- [Work to complete]:
Retype only the lines below from the one with "Recreate this image" to the one with "(s1scl) at (252,137)", inclusive, skipping every image.

- [Dataset rows]:
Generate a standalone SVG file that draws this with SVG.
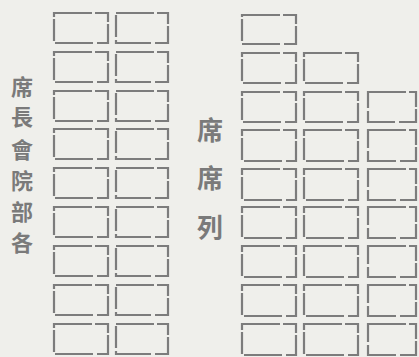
<svg xmlns="http://www.w3.org/2000/svg" width="419" height="357" viewBox="0 0 419 357">
<style>
.bg{fill:#efefeb}
.s{fill:none;stroke:#7c7c7c;stroke-width:2.2;stroke-dasharray:38 3 22 2 30 4}
.t{font-family:"Noto Sans CJK TC","Noto Sans CJK SC",sans-serif;font-weight:bold;fill:#7a7a7a;text-anchor:middle}
</style>
<rect class="bg" x="0" y="0" width="419" height="357"/>
<g id="left-seats">
<rect class="s" x="54" y="13" width="54" height="30"/><rect class="s" x="116" y="13" width="52" height="30"/>
<rect class="s" x="54" y="52" width="54" height="30"/><rect class="s" x="116" y="52" width="52" height="30"/>
<rect class="s" x="54" y="91" width="54" height="30"/><rect class="s" x="116" y="91" width="52" height="30"/>
<rect class="s" x="54" y="129" width="54" height="30"/><rect class="s" x="116" y="129" width="52" height="30"/>
<rect class="s" x="54" y="168" width="54" height="30"/><rect class="s" x="116" y="168" width="52" height="30"/>
<rect class="s" x="54" y="207" width="54" height="30"/><rect class="s" x="116" y="207" width="52" height="30"/>
<rect class="s" x="54" y="246" width="54" height="30"/><rect class="s" x="116" y="246" width="52" height="30"/>
<rect class="s" x="54" y="285" width="54" height="30"/><rect class="s" x="116" y="285" width="52" height="30"/>
<rect class="s" x="54" y="324" width="54" height="30"/><rect class="s" x="116" y="324" width="52" height="30"/>
</g>
<g id="right-seats">
<rect class="s" x="242" y="15" width="54" height="29"/>
<rect class="s" x="242" y="53" width="54" height="30"/><rect class="s" x="304" y="53" width="54" height="30"/>
<rect class="s" x="242" y="92" width="54" height="30"/><rect class="s" x="304" y="92" width="54" height="30"/><rect class="s" x="368" y="92" width="48" height="30"/>
<rect class="s" x="242" y="130" width="54" height="31"/><rect class="s" x="304" y="130" width="54" height="31"/><rect class="s" x="368" y="130" width="48" height="31"/>
<rect class="s" x="242" y="169" width="54" height="31"/><rect class="s" x="304" y="169" width="54" height="31"/><rect class="s" x="368" y="169" width="48" height="31"/>
<rect class="s" x="242" y="207" width="54" height="31"/><rect class="s" x="304" y="207" width="54" height="31"/><rect class="s" x="368" y="207" width="48" height="31"/>
<rect class="s" x="242" y="246" width="54" height="31"/><rect class="s" x="304" y="246" width="54" height="31"/><rect class="s" x="368" y="246" width="48" height="31"/>
<rect class="s" x="242" y="285" width="54" height="31"/><rect class="s" x="304" y="285" width="54" height="31"/><rect class="s" x="368" y="285" width="48" height="31"/>
<rect class="s" x="242" y="324" width="54" height="31"/><rect class="s" x="304" y="324" width="54" height="31"/><rect class="s" x="368" y="324" width="48" height="31"/>
</g>
<g id="label-left" class="t" font-size="22">
<text x="22" y="95">席</text>
<text x="22" y="125">長</text>
<text x="22" y="158">會</text>
<text x="22" y="189">院</text>
<text x="22" y="220">部</text>
<text x="22" y="251">各</text>
</g>
<g id="label-middle" class="t" font-size="26">
<text x="210" y="140">席</text>
<text x="210" y="188">席</text>
<text x="210" y="237">列</text>
</g>
</svg>
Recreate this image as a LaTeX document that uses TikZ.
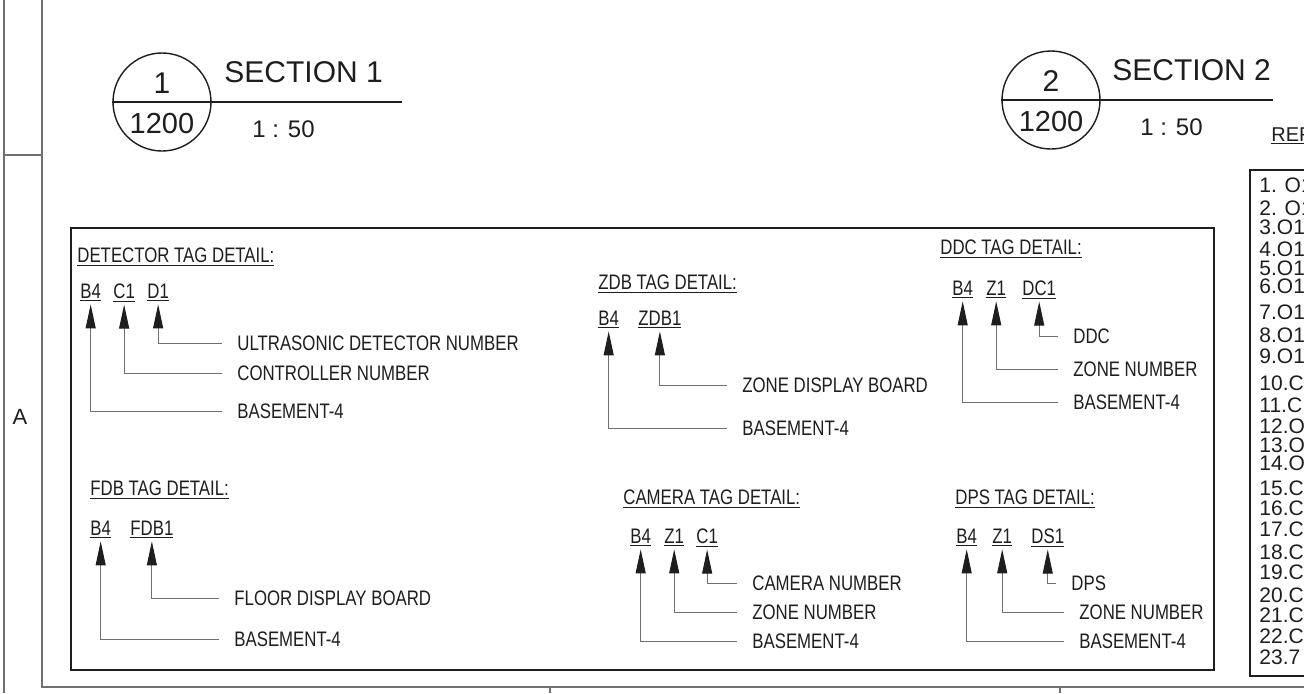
\documentclass[tikz,border=0pt]{standalone}
\usepackage{fontspec}
\setmainfont{Liberation Sans}
\newfontfamily\tagfont{Liberation Sans}[FakeStretch=0.8]
\usetikzlibrary{arrows.meta}
\definecolor{ink}{HTML}{1E1E1E}
\definecolor{pencil}{HTML}{707070}
\tikzset{
  frame line/.style={draw=pencil, line width=0.6pt},
  box line/.style={draw=ink, line width=1.4pt},
  sec circle/.style={circle, draw=ink, line width=0.7pt, minimum size=49pt, inner sep=0pt},
  sec text/.style={anchor=base west, inner sep=0pt},
  tag head/.style={anchor=base west, inner sep=0pt, font=\tagfont\fontsize{10.5}{12}\selectfont},
  tag code/.style={anchor=base west, inner sep=0pt, font=\tagfont\fontsize{10.5}{12}\selectfont},
  tag label/.style={anchor=west, inner xsep=7.5pt, inner ysep=0pt, font=\tagfont\fontsize{10.5}{12}\selectfont},
  leader/.style={draw=pencil, line width=0.5pt, shorten >=1pt,
    -{Triangle[length=12pt,width=5pt,fill=ink,color=ink]}},
  ref item/.style={anchor=base west, inner sep=0pt, font=\fontsize{10.5}{12}\selectfont},
}

\begin{document}
\begin{tikzpicture}[x=0.5pt, y=-0.5pt, every node/.style={text=ink}]
  \useasboundingbox (0,0) rectangle (1304,693);
  \clip (0,0) rectangle (1304,693);
  \fill[white] (0,0) rectangle (1304,693);

  % sheet frame
  \draw[frame line] (4,0) -- (4,693);
  \draw[frame line] (42,0) -- (42,687) -- (1304,687);
  \draw[frame line] (4,155) -- (42,155);
  \draw[frame line] (550,687) -- (550,693);
  \draw[frame line] (1060,687) -- (1060,693);
  \node[font=\fontsize{11}{13}\selectfont] (zone) at (20,417) {A};

  % section marks
  \node[sec circle] (s1) at (162,102) {};
  \draw[draw=ink, line width=0.6pt] (s1.west) -- (402,102);
  \node[anchor=base, font=\fontsize{15}{18}\selectfont] (s1num) at (162,93) {1};
  \node[anchor=base, font=\fontsize{14.5}{18}\selectfont] (s1sht) at (162,133) {1200};
  \node[sec text, font=\fontsize{15}{18}\selectfont] (s1ttl) at (224,82) {SECTION 1};
  \node[sec text, font=\fontsize{12}{14}\selectfont] (s1scl) at (252,137) {1 : 50};

  \node[sec circle] (s2) at (1051,100) {};
  \draw[draw=ink, line width=0.6pt] (s2.west) -- (1273,100);
  \node[anchor=base, font=\fontsize{15}{18}\selectfont] (s2num) at (1051,91) {2};
  \node[anchor=base, font=\fontsize{14.5}{18}\selectfont] (s2sht) at (1051,131) {1200};
  \node[sec text, font=\fontsize{15}{18}\selectfont] (s2ttl) at (1112,80) {SECTION 2};
  \node[sec text, font=\fontsize{12}{14}\selectfont] (s2scl) at (1140,135) {1 : 50};

  % reference list (cut by the sheet edge)
  \node[sec text, font=\fontsize{10}{12}\selectfont] (ref) at (1271,141) {\underline{REF}};
  \draw[draw=ink, line width=1.1pt] (1250,170) rectangle (1330,676);
  \foreach \n/\t/\yy in {1/{1. O1}/192, 2/{2. O1}/215, 3/{3.O1}/234, 4/{4.O1}/256,
      5/{5.O1}/275, 6/{6.O1}/293, 7/{7.O1}/319, 8/{8.O1}/342, 9/{9.O1}/363,
      10/{10.C}/390, 11/{11.C}/412, 12/{12.O}/433, 13/{13.O}/452, 14/{14.O}/470,
      15/{15.C}/495, 16/{16.C}/515, 17/{17.C}/536, 18/{18.C}/559, 19/{19.C}/579,
      20/{20.C}/602, 21/{21.C}/622, 22/{22.C}/643, 23/{23.7}/664}
    \node[ref item] (ref\n) at (1259,\yy) {\t};

  % tag detail panel
  \draw[box line] (71,228) rectangle (1214,670);

  % detector
  \node[tag head] (dth) at (77,262) {\underline{DETECTOR TAG DETAIL:}};
  \node[tag code] (dtb) at (80,298) {\underline{B4}};
  \node[tag code] (dtc) at (113,298) {\underline{C1}};
  \node[tag code] (dtd) at (147,298) {\underline{D1}};
  \node[tag label] (dtl1) at (222,343) {ULTRASONIC DETECTOR NUMBER};
  \node[tag label] (dtl2) at (222,373) {CONTROLLER NUMBER};
  \node[tag label] (dtl3) at (222,411) {BASEMENT-4};
  \draw[leader] (dtl1.west) -| (dtd.south);
  \draw[leader] (dtl2.west) -| (dtc.south);
  \draw[leader] (dtl3.west) -| (dtb.south);

  % zdb
  \node[tag head] (zbh) at (598,289) {\underline{ZDB TAG DETAIL:}};
  \node[tag code] (zbb) at (598,325) {\underline{B4}};
  \node[tag code] (zbz) at (638,325) {\underline{ZDB1}};
  \node[tag label] (zbl1) at (727,385) {ZONE DISPLAY BOARD};
  \node[tag label] (zbl2) at (727,428) {BASEMENT-4};
  \draw[leader] (zbl1.west) -| (zbz.south);
  \draw[leader] (zbl2.west) -| (zbb.south);

  % ddc
  \node[tag head] (dch) at (940,254) {\underline{DDC TAG DETAIL:}};
  \node[tag code] (dcb) at (952,295) {\underline{B4}};
  \node[tag code] (dcz) at (986,295) {\underline{Z1}};
  \node[tag code] (dcd) at (1022,295) {\underline{DC1}};
  \node[tag label] (dcl1) at (1058,336) {DDC};
  \node[tag label] (dcl2) at (1058,369) {ZONE NUMBER};
  \node[tag label] (dcl3) at (1058,402) {BASEMENT-4};
  \draw[leader] (dcl1.west) -| (dcd.south);
  \draw[leader] (dcl2.west) -| (dcz.south);
  \draw[leader] (dcl3.west) -| (dcb.south);

  % fdb
  \node[tag head] (fbh) at (90,495) {\underline{FDB TAG DETAIL:}};
  \node[tag code] (fbb) at (90,535) {\underline{B4}};
  \node[tag code] (fbf) at (130,535) {\underline{FDB1}};
  \node[tag label] (fbl1) at (219,598) {FLOOR DISPLAY BOARD};
  \node[tag label] (fbl2) at (219,639) {BASEMENT-4};
  \draw[leader] (fbl1.west) -| (fbf.south);
  \draw[leader] (fbl2.west) -| (fbb.south);

  % camera
  \node[tag head] (cmh) at (623,504) {\underline{CAMERA TAG DETAIL:}};
  \node[tag code] (cmb) at (630,543) {\underline{B4}};
  \node[tag code] (cmz) at (664,543) {\underline{Z1}};
  \node[tag code] (cmc) at (696,543) {\underline{C1}};
  \node[tag label] (cml1) at (737,583) {CAMERA NUMBER};
  \node[tag label] (cml2) at (737,612) {ZONE NUMBER};
  \node[tag label] (cml3) at (737,641) {BASEMENT-4};
  \draw[leader] (cml1.west) -| (cmc.south);
  \draw[leader] (cml2.west) -| (cmz.south);
  \draw[leader] (cml3.west) -| (cmb.south);

  % dps
  \node[tag head] (dph) at (955,504) {\underline{DPS TAG DETAIL:}};
  \node[tag code] (dpb) at (956,543) {\underline{B4}};
  \node[tag code] (dpz) at (992,543) {\underline{Z1}};
  \node[tag code] (dpd) at (1031,543) {\underline{DS1}};
  \node[tag label] (dpl1) at (1056,583) {DPS};
  \node[tag label] (dpl2) at (1064,612) {ZONE NUMBER};
  \node[tag label] (dpl3) at (1064,641) {BASEMENT-4};
  \draw[leader] (dpl1.west) -| (dpd.south);
  \draw[leader] (dpl2.west) -| (dpz.south);
  \draw[leader] (dpl3.west) -| (dpb.south);
\end{tikzpicture}
\end{document}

- [Result for this task]:
Recreate this image as a LaTeX document that uses TikZ.
\documentclass[tikz,border=0pt]{standalone}
\usepackage{fontspec}
\setmainfont{Liberation Sans}
\newfontfamily\tagfont{Liberation Sans}[FakeStretch=0.8]
\usetikzlibrary{arrows.meta}
\definecolor{ink}{HTML}{1E1E1E}
\definecolor{pencil}{HTML}{707070}
\tikzset{
  frame line/.style={draw=pencil, line width=0.6pt},
  box line/.style={draw=ink, line width=1.4pt},
  sec circle/.style={circle, draw=ink, line width=0.7pt, minimum size=49pt, inner sep=0pt},
  sec text/.style={anchor=base west, inner sep=0pt},
  tag head/.style={anchor=base west, inner sep=0pt, font=\tagfont\fontsize{10.5}{12}\selectfont},
  tag code/.style={anchor=base west, inner sep=0pt, font=\tagfont\fontsize{10.5}{12}\selectfont},
  tag label/.style={anchor=west, inner xsep=7.5pt, inner ysep=0pt, font=\tagfont\fontsize{10.5}{12}\selectfont},
  leader/.style={draw=pencil, line width=0.5pt, shorten >=1pt,
    -{Triangle[length=12pt,width=5pt,fill=ink,color=ink]}},
  ref item/.style={anchor=base west, inner sep=0pt, font=\fontsize{10.5}{12}\selectfont},
}

\begin{document}
\begin{tikzpicture}[x=0.5pt, y=-0.5pt, every node/.style={text=ink}]
  \useasboundingbox (0,0) rectangle (1304,693);
  \clip (0,0) rectangle (1304,693);
  \fill[white] (0,0) rectangle (1304,693);

  % sheet frame
  \draw[frame line] (4,0) -- (4,693);
  \draw[frame line] (42,0) -- (42,687) -- (1304,687);
  \draw[frame line] (4,155) -- (42,155);
  \draw[frame line] (550,687) -- (550,693);
  \draw[frame line] (1060,687) -- (1060,693);
  \node[font=\fontsize{11}{13}\selectfont] (zone) at (20,417) {A};

  % section marks
  \node[sec circle] (s1) at (162,102) {};
  \draw[draw=ink, line width=0.6pt] (s1.west) -- (402,102);
  \node[anchor=base, font=\fontsize{15}{18}\selectfont] (s1num) at (162,93) {1};
  \node[anchor=base, font=\fontsize{14.5}{18}\selectfont] (s1sht) at (162,133) {1200};
  \node[sec text, font=\fontsize{15}{18}\selectfont] (s1ttl) at (224,82) {SECTION 1};
  \node[sec text, font=\fontsize{12}{14}\selectfont] (s1scl) at (252,137) {1 : 50};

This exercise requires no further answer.